Produce nothing but an exact copy of the lines from the one containing "Write the Plotly code for this chart." through the one containing "annotations = []", and do not carry over pictures.

MATERIAL FOR THE TASK:
*-*-*

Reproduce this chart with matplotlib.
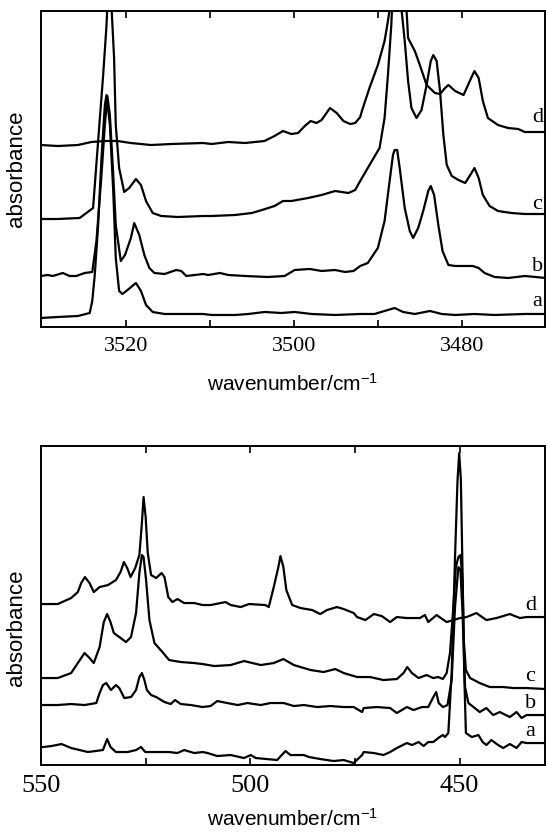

*-*-*

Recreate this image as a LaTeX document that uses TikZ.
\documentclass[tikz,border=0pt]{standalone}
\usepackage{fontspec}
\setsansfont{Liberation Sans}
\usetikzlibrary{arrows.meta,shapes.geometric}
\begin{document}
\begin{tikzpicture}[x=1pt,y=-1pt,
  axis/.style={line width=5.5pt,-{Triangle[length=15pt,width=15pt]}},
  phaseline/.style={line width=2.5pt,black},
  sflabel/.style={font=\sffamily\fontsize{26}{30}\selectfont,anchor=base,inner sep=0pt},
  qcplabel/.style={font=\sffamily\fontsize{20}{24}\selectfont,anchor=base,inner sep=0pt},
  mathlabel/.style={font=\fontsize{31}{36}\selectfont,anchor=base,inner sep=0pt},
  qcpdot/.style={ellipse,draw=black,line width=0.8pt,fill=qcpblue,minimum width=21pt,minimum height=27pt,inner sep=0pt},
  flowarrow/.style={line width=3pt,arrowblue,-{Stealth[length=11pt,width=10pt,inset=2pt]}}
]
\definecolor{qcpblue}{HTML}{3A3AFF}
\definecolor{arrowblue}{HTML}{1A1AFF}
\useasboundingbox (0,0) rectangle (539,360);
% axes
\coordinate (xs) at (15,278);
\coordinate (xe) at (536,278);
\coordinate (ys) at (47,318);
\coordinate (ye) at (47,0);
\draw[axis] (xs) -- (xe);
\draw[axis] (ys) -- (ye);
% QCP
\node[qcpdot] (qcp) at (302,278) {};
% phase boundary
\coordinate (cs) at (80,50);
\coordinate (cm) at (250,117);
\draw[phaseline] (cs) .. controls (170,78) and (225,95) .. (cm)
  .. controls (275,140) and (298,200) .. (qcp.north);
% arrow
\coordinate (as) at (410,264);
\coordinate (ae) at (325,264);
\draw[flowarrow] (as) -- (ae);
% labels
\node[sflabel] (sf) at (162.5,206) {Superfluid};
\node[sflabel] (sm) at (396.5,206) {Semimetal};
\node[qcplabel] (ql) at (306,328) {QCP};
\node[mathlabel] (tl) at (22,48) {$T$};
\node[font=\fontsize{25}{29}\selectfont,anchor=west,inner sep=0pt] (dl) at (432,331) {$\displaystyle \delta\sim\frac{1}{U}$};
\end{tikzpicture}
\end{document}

*-*-*

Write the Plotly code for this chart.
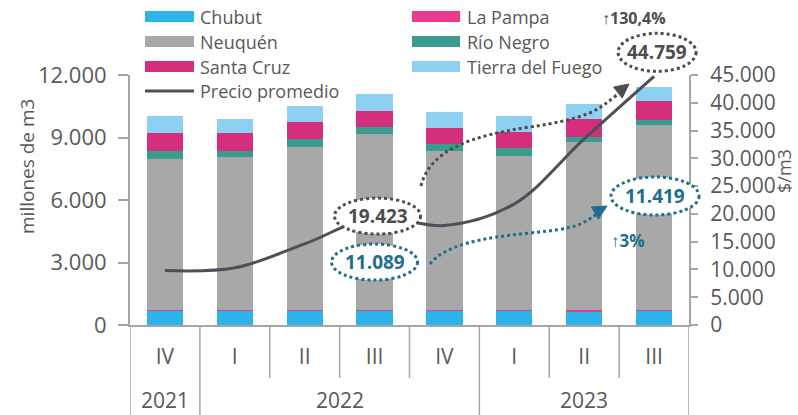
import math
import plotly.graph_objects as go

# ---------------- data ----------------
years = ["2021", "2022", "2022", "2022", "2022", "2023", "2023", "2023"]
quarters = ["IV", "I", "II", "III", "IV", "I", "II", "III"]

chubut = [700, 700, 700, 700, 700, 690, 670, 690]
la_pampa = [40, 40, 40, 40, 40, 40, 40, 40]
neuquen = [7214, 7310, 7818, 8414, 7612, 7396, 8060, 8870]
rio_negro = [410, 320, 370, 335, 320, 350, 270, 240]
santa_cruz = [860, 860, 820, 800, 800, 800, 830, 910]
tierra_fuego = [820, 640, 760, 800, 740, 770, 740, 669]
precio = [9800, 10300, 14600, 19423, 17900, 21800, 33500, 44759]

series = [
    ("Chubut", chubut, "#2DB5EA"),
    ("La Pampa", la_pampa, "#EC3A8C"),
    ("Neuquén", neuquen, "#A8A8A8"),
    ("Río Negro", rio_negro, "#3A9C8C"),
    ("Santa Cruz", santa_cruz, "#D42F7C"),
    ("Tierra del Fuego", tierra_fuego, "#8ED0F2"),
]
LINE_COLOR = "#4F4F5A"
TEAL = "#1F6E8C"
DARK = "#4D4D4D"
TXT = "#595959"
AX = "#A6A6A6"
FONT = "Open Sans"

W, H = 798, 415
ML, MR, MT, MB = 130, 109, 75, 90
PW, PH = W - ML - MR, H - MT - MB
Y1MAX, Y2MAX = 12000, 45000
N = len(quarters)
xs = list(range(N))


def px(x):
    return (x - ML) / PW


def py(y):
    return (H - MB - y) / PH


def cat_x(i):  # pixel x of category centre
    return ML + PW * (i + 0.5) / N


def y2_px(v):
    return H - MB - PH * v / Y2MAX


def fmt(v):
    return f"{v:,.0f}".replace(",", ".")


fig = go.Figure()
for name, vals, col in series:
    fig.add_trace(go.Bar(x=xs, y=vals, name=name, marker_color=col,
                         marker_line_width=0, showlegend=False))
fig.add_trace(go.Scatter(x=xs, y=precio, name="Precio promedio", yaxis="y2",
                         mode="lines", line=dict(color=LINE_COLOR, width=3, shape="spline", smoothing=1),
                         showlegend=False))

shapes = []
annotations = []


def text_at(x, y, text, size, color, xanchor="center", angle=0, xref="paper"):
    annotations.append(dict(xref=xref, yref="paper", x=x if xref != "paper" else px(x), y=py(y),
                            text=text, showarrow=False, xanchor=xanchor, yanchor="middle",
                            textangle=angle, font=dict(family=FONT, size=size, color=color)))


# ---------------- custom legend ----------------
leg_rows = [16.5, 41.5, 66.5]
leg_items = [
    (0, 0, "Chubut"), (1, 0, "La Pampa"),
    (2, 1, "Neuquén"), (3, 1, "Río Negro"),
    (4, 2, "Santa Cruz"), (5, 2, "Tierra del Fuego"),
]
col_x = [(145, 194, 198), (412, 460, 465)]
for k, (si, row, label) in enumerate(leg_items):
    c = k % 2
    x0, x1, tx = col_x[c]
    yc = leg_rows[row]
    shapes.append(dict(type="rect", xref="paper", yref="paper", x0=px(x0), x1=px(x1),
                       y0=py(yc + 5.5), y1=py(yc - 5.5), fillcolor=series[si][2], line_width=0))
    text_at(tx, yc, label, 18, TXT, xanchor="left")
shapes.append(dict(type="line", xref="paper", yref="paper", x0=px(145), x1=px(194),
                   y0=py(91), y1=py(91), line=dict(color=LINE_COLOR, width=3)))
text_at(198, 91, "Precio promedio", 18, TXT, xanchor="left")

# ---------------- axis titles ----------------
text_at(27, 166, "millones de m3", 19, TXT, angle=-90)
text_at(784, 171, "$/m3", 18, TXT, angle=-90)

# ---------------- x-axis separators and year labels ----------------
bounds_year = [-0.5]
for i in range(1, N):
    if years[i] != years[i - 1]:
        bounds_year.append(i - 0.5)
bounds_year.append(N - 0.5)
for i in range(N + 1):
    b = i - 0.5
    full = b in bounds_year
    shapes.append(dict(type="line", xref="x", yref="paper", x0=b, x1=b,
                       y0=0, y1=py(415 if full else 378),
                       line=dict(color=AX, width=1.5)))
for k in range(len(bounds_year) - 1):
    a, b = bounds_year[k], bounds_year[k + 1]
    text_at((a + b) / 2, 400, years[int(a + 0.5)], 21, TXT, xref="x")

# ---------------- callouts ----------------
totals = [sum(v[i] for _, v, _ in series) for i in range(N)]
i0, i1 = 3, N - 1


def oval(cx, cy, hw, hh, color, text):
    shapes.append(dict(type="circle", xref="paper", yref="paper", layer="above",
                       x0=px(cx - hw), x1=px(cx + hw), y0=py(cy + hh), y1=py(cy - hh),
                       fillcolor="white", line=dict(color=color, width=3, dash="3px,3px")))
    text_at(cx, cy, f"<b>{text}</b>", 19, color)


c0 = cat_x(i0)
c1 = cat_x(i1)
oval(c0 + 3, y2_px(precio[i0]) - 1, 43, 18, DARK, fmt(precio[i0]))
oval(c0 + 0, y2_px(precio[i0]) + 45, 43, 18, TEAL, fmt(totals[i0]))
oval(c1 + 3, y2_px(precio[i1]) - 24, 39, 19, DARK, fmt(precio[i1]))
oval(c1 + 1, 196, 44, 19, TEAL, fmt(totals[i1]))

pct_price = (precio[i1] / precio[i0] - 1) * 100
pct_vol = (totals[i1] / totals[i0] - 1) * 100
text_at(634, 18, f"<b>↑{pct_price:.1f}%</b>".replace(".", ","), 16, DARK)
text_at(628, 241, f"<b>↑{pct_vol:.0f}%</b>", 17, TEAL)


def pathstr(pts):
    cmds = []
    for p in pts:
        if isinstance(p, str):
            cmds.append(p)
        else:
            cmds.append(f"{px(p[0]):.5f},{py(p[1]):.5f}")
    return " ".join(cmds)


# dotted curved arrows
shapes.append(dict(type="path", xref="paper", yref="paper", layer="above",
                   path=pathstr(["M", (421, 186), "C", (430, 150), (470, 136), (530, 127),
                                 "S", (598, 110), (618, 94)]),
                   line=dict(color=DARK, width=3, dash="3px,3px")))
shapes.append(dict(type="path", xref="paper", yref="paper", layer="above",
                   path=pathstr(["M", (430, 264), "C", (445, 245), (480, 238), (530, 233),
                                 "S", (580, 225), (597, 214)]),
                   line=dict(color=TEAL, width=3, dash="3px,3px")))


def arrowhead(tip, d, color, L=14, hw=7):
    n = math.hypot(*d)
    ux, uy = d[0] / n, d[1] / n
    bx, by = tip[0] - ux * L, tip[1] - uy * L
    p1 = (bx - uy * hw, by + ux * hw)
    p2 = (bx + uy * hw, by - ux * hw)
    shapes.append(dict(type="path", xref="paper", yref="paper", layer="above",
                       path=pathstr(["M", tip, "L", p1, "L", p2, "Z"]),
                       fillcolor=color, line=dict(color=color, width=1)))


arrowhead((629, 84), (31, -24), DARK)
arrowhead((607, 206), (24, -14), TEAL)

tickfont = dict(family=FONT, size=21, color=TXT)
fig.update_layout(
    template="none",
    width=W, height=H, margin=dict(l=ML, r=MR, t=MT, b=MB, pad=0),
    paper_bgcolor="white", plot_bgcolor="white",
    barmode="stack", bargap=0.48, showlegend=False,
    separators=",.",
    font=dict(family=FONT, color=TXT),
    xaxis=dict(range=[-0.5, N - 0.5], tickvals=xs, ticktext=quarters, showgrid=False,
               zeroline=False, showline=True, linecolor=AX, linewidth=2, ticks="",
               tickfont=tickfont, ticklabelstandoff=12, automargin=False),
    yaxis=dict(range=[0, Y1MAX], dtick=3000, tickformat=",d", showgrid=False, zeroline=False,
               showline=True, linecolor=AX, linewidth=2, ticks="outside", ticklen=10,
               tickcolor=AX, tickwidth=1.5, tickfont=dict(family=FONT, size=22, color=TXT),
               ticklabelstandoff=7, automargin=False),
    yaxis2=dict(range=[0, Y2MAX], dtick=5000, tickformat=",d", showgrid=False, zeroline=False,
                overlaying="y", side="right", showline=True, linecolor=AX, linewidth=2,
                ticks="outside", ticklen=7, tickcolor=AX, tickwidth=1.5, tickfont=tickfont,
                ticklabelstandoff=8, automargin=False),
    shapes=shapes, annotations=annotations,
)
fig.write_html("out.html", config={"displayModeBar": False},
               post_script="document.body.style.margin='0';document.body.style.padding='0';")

*-*-*

SOLUTION TO THE PROBLEM:
Write the Plotly code for this chart.
import math
import plotly.graph_objects as go

# ---------------- data ----------------
years = ["2021", "2022", "2022", "2022", "2022", "2023", "2023", "2023"]
quarters = ["IV", "I", "II", "III", "IV", "I", "II", "III"]

chubut = [700, 700, 700, 700, 700, 690, 670, 690]
la_pampa = [40, 40, 40, 40, 40, 40, 40, 40]
neuquen = [7214, 7310, 7818, 8414, 7612, 7396, 8060, 8870]
rio_negro = [410, 320, 370, 335, 320, 350, 270, 240]
santa_cruz = [860, 860, 820, 800, 800, 800, 830, 910]
tierra_fuego = [820, 640, 760, 800, 740, 770, 740, 669]
precio = [9800, 10300, 14600, 19423, 17900, 21800, 33500, 44759]

series = [
    ("Chubut", chubut, "#2DB5EA"),
    ("La Pampa", la_pampa, "#EC3A8C"),
    ("Neuquén", neuquen, "#A8A8A8"),
    ("Río Negro", rio_negro, "#3A9C8C"),
    ("Santa Cruz", santa_cruz, "#D42F7C"),
    ("Tierra del Fuego", tierra_fuego, "#8ED0F2"),
]
LINE_COLOR = "#4F4F5A"
TEAL = "#1F6E8C"
DARK = "#4D4D4D"
TXT = "#595959"
AX = "#A6A6A6"
FONT = "Open Sans"

W, H = 798, 415
ML, MR, MT, MB = 130, 109, 75, 90
PW, PH = W - ML - MR, H - MT - MB
Y1MAX, Y2MAX = 12000, 45000
N = len(quarters)
xs = list(range(N))


def px(x):
    return (x - ML) / PW


def py(y):
    return (H - MB - y) / PH


def cat_x(i):  # pixel x of category centre
    return ML + PW * (i + 0.5) / N


def y2_px(v):
    return H - MB - PH * v / Y2MAX


def fmt(v):
    return f"{v:,.0f}".replace(",", ".")


fig = go.Figure()
for name, vals, col in series:
    fig.add_trace(go.Bar(x=xs, y=vals, name=name, marker_color=col,
                         marker_line_width=0, showlegend=False))
fig.add_trace(go.Scatter(x=xs, y=precio, name="Precio promedio", yaxis="y2",
                         mode="lines", line=dict(color=LINE_COLOR, width=3, shape="spline", smoothing=1),
                         showlegend=False))

shapes = []
annotations = []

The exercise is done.